We use the skill score to compare the performance of a method with respect to a baseline method, in terms of percentage improvement. We use base as baseline method. For example, the skill score of NB on MASE is given by

$$\begin{aligned} \text {Skill}(\textit{NB}, \textit{base}) = \frac{\text {MASE}(\textit{base}) - \text {MASE}(\textit{NB})}{\left( \text {MASE}(\textit{base}) + \text {MASE}(\textit{NB})\right) / 2}. \end{aligned}$$

Note that the skill score is symmetric and scale-independent.
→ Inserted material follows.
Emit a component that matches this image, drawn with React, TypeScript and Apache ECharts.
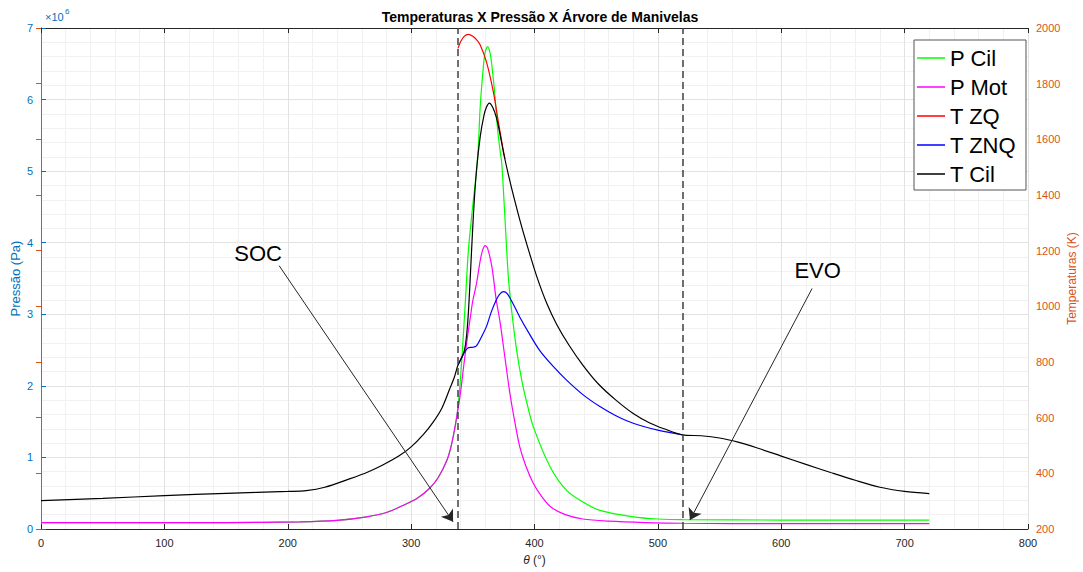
import React, { useEffect, useRef } from "react";
import * as echarts from "echarts";

// ---- Data (pressure in 10^6 Pa, temperature in K, crank angle in degrees) ----
const thetaPMot = [0, 100, 150, 210, 240, 264, 280, 291, 305, 315, 322, 329, 333, 337, 340, 342.5, 345, 348, 350, 353, 356, 358, 360, 362, 365.5, 369, 372, 376, 380, 384, 388, 393, 399, 406, 413, 425, 439, 460, 490, 520, 600, 720];
const pMot = [0.09, 0.09, 0.09, 0.1, 0.12, 0.17, 0.23, 0.31, 0.43, 0.57, 0.72, 0.96, 1.2, 1.57, 1.9, 2.26, 2.6, 2.96, 3.19, 3.43, 3.75, 3.9, 3.96, 3.92, 3.66, 3.2, 2.9, 2.4, 1.9, 1.5, 1.15, 0.88, 0.64, 0.45, 0.31, 0.2, 0.14, 0.11, 0.09, 0.08, 0.075, 0.075];

const thetaPCil = [0, 100, 150, 210, 240, 264, 280, 291, 305, 315, 322, 329, 333, 337, 340, 343.7, 346.4, 350.4, 353, 354.5, 356, 358.5, 360, 362, 364, 365.5, 368.2, 370, 372, 373.5, 376, 378.8, 381.5, 385.5, 390, 394, 399, 412.6, 426, 440, 453, 480, 500, 520, 600, 720];
const pCil = [0.09, 0.09, 0.09, 0.1, 0.12, 0.17, 0.23, 0.31, 0.43, 0.57, 0.72, 0.96, 1.2, 1.57, 2.1, 3.1, 3.89, 4.59, 5.0, 5.35, 5.9, 6.45, 6.66, 6.74, 6.65, 6.47, 6.0, 5.6, 5.3, 5.1, 4.36, 3.52, 3.05, 2.5, 2.05, 1.75, 1.43, 0.87, 0.54, 0.37, 0.26, 0.17, 0.14, 0.13, 0.125, 0.125];

const thetaTZQ = [338, 340, 343, 346.4, 350, 353, 356, 361, 366.6, 370.7, 373.5, 376];
const tZQ = [1927, 1950, 1970, 1977, 1970, 1958, 1939, 1879, 1771, 1663, 1590, 1530];

const thetaTZNQ = [338, 342, 346, 350, 353, 357, 361, 365, 369, 372, 375, 378, 382, 388, 396, 404, 415, 426, 440, 453, 466, 480, 500, 520];
const tZNQ = [789, 825, 850, 853, 858, 890, 927, 980, 1023, 1045, 1053, 1045, 1015, 962, 900, 843, 785, 735, 680, 640, 607, 580, 555, 538];

const thetaTCil = [0, 50, 100, 150, 200, 215, 230, 250, 265, 277, 290, 300, 310, 318, 325, 331, 335, 338, 342, 344, 346, 348, 350.5, 353, 356, 359, 361, 363.4, 366, 369, 372, 375, 379, 384, 390, 396, 402, 410, 418, 428, 439, 452, 466, 480, 493, 505, 520, 535, 550, 565, 580, 600, 620, 640, 660, 680, 700, 720];
const tCil = [302, 310, 320, 328, 335, 338, 350, 380, 405, 430, 462, 495, 540, 585, 635, 700, 745, 789, 825, 860, 950, 1110, 1330, 1490, 1610, 1685, 1715, 1730, 1716, 1680, 1620, 1550, 1470, 1380, 1280, 1190, 1105, 1010, 935, 860, 790, 720, 663, 615, 582, 560, 538, 535, 527, 512, 492, 462, 432, 403, 375, 350, 335, 327];

const xTicks = { min: 0, max: 800, step: 100 };
const pTicks = { min: 0, max: 7, step: 1 };
const tTicks = { min: 200, max: 2000, step: 200 };

const socTheta = 338;
const evoTheta = 520;
// annotation arrows: [start theta, start p, end theta, end p]
const socArrow = [193, 3.68, 334, 0.1];
const evoArrow = [625, 3.36, 526, 0.125];
const socLabel = [176, 3.85];
const evoLabel = [629.5, 3.61];

const zip = (xs: number[], ys: number[]) => xs.map((x, i) => [x, ys[i]]);

const FONT = "'Liberation Sans', Arial, Helvetica, sans-serif";
const BLUE = "#0072BD";
const ORANGE = "#D95319";
const DARK = "#262626";

export default function App() {
  const ref = useRef<HTMLDivElement>(null);
  useEffect(() => {
    if (!ref.current) return;
    const chart = echarts.init(ref.current, undefined, { renderer: "svg" });
    const lineBase = {
      type: "line",
      showSymbol: false,
      symbol: "none",
      smooth: 0.3,
      z: 3,
    };
    const option: any = {
      animation: false,
      textStyle: { fontFamily: FONT },
      title: {
        text: "Temperaturas X Pressão X Árvore de Manivelas",
        left: 535,
        textAlign: "center",
        top: 5,
        textStyle: { fontSize: 14, fontWeight: "bold", color: "#000", fontFamily: FONT },
      },
      grid: { left: 41, right: 55, top: 28, bottom: 43, containLabel: false, outerBoundsMode: "none" },
      legend: {
        orient: "vertical",
        right: 57,
        top: 40,
        itemWidth: 28,
        itemHeight: 1.5,
        itemGap: 7,
        icon: "rect",
        padding: [7, 10, 5, 3],
        borderColor: "#555",
        borderWidth: 1,
        backgroundColor: "#fff",
        textStyle: { fontSize: 22, lineHeight: 22, color: "#000", fontFamily: FONT },
        data: ["P Cil", "P Mot", "T ZQ", "T ZNQ", "T Cil"],
      },
      graphic: [
        { type: "text", left: 45, top: 11, style: { text: "×10", fontSize: 11, fill: BLUE, fontFamily: FONT } },
        { type: "text", left: 65, top: 7, style: { text: "6", fontSize: 8, fill: BLUE, fontFamily: FONT } },
      ],
      xAxis: [
        {
          type: "value",
          position: "bottom",
          min: xTicks.min,
          max: xTicks.max,
          interval: xTicks.step,
          name: "{i|θ} (°)",
          nameLocation: "middle",
          nameGap: 25,
          nameTextStyle: { color: DARK, fontSize: 12, rich: { i: { fontStyle: "italic", fontSize: 12, color: DARK } } },
          axisLine: { lineStyle: { color: DARK, width: 1 } },
          axisTick: { inside: true, length: 5, lineStyle: { color: DARK } },
          axisLabel: { color: DARK, fontSize: 11, margin: 8 },
          splitLine: { show: true, lineStyle: { color: "#e2e2e2", width: 1 } },
          minorTick: { show: true, splitNumber: 5, length: 0, lineStyle: { color: "rgba(0,0,0,0)" } },
          minorSplitLine: { show: true, lineStyle: { color: "#f1f1f1", width: 1 } },
        },
        {
          type: "value",
          position: "top",
          min: xTicks.min,
          max: xTicks.max,
          interval: xTicks.step,
          axisLine: { lineStyle: { color: DARK, width: 1 } },
          axisTick: { inside: true, length: 5, lineStyle: { color: DARK } },
          axisLabel: { show: false },
          splitLine: { show: false },
        },
      ],
      yAxis: [
        {
          type: "value",
          position: "left",
          min: pTicks.min,
          max: pTicks.max,
          interval: pTicks.step,
          name: "Pressão (Pa)",
          nameLocation: "middle",
          nameGap: 19,
          nameMoveOverlap: false,
          nameTextStyle: { color: BLUE, fontSize: 13 },
          axisLine: { show: true, lineStyle: { color: BLUE, width: 1 } },
          axisTick: { show: true, inside: true, length: 5, lineStyle: { color: BLUE } },
          axisLabel: { color: BLUE, fontSize: 11, margin: 8 },
          splitLine: { show: true, lineStyle: { color: "#e2e2e2", width: 1 } },
          minorTick: { show: true, splitNumber: 5, length: 0, lineStyle: { color: "rgba(0,0,0,0)" } },
          minorSplitLine: { show: true, lineStyle: { color: "#f1f1f1", width: 1 } },
        },
        {
          type: "value",
          position: "right",
          min: tTicks.min,
          max: tTicks.max,
          interval: tTicks.step,
          name: "Temperaturas (K)",
          nameLocation: "middle",
          nameGap: 38,
          nameRotate: 90,
          nameMoveOverlap: false,
          nameTextStyle: { color: ORANGE, fontSize: 12 },
          axisLine: { show: true, lineStyle: { color: ORANGE, width: 1 } },
          axisTick: { show: true, inside: true, length: 5, lineStyle: { color: ORANGE } },
          axisLabel: { color: ORANGE, fontSize: 11, margin: 8, formatter: (v: number) => String(v) },
          splitLine: { show: false },
        },
      ],
      series: [
        {
          ...lineBase,
          name: "P Cil",
          yAxisIndex: 0,
          data: zip(thetaPCil, pCil),
          lineStyle: { color: "#00ff00", width: 1.2 },
          itemStyle: { color: "#00ff00" },
          markLine: {
            silent: true,
            symbol: ["none", "arrow"],
            symbolSize: 11,
            label: { show: false },
            lineStyle: { type: "solid", color: DARK, width: 1 },
            data: [
              [{ coord: [socArrow[0], socArrow[1]] }, { coord: [socArrow[2], socArrow[3]] }],
              [{ coord: [evoArrow[0], evoArrow[1]] }, { coord: [evoArrow[2], evoArrow[3]] }],
            ],
          },
          markPoint: {
            silent: true,
            symbol: "circle",
            symbolSize: 0,
            label: { show: true, position: "inside", formatter: "{b}", fontSize: 22, color: "#000", fontFamily: FONT },
            data: [
              { name: "SOC", coord: socLabel },
              { name: "EVO", coord: evoLabel },
            ],
          },
        },
        {
          ...lineBase,
          name: "P Mot",
          yAxisIndex: 0,
          data: zip(thetaPMot, pMot),
          lineStyle: { color: "#ff00ff", width: 1.2 },
          itemStyle: { color: "#ff00ff" },
        },
        {
          ...lineBase,
          name: "T ZQ",
          yAxisIndex: 1,
          data: zip(thetaTZQ, tZQ),
          lineStyle: { color: "#ff0000", width: 1.2 },
          itemStyle: { color: "#ff0000" },
        },
        {
          ...lineBase,
          name: "T ZNQ",
          yAxisIndex: 1,
          data: zip(thetaTZNQ, tZNQ),
          lineStyle: { color: "#0000ff", width: 1.2 },
          itemStyle: { color: "#0000ff" },
        },
        {
          ...lineBase,
          name: "T Cil",
          yAxisIndex: 1,
          data: zip(thetaTCil, tCil),
          lineStyle: { color: "#000000", width: 1.2 },
          itemStyle: { color: "#000000" },
          markLine: {
            silent: true,
            symbol: ["none", "none"],
            label: { show: false },
            lineStyle: { type: [7, 4], color: "#404040", width: 1.5 },
            data: [{ xAxis: socTheta }, { xAxis: evoTheta }],
          },
        },
      ],
    };
    chart.setOption(option);
    return () => chart.dispose();
  }, []);
  return (
    <div
      ref={ref}
      style={{ position: "fixed", left: 0, top: 0, width: 1083, height: 572, background: "#fff" }}
    />
  );
}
For each level, we compute the skill score for each forecasting horizon, and take the average.

The skill scores for carparts are reported in Table 2. Both NB and samples methods yield a significant improvement for all the indicators, and for all the hierarchy levels. For both methods, the average improvement is about \(20\%\) for MASE, \(40\%\) for MIS and \(50\%\) for ES. The skill scores for syph are reported in Table 3. As before, the average improvement of NB and samples is significant for all indicators. For both datasets, the N method performs poorly, in many cases yielding negative skill scores. As observed in Corani et al. (2023), this method does not capture the asymmetry of the base forecasts. Finally, samples appears to perform better that NB. Indeed, the step of fitting a Negative Binomial distribution on the forecast samples may yield an additional source of error.

7 Conclusions

Our approach to probabilistic reconciliation based on conditioning allows to treat continuous and discrete forecast distributions in a unified framework. Moreover, the proposed BUIS is able to efficiently sample from continuous and discrete predictive distributions, provided in parametric form or as samples. We make available the BUIS algorithm within the R package bayesRecon (Azzimonti et al. 2023).

A future research direction is how to relax the assumption of conditional independence of the base forecasts. A second one is to study the implications of ignoring the behavior of the base forecast distribution outside the coherent subspace, which is a feature of reconciliation via conditioning and constitutes a major difference from reconciliation via projection.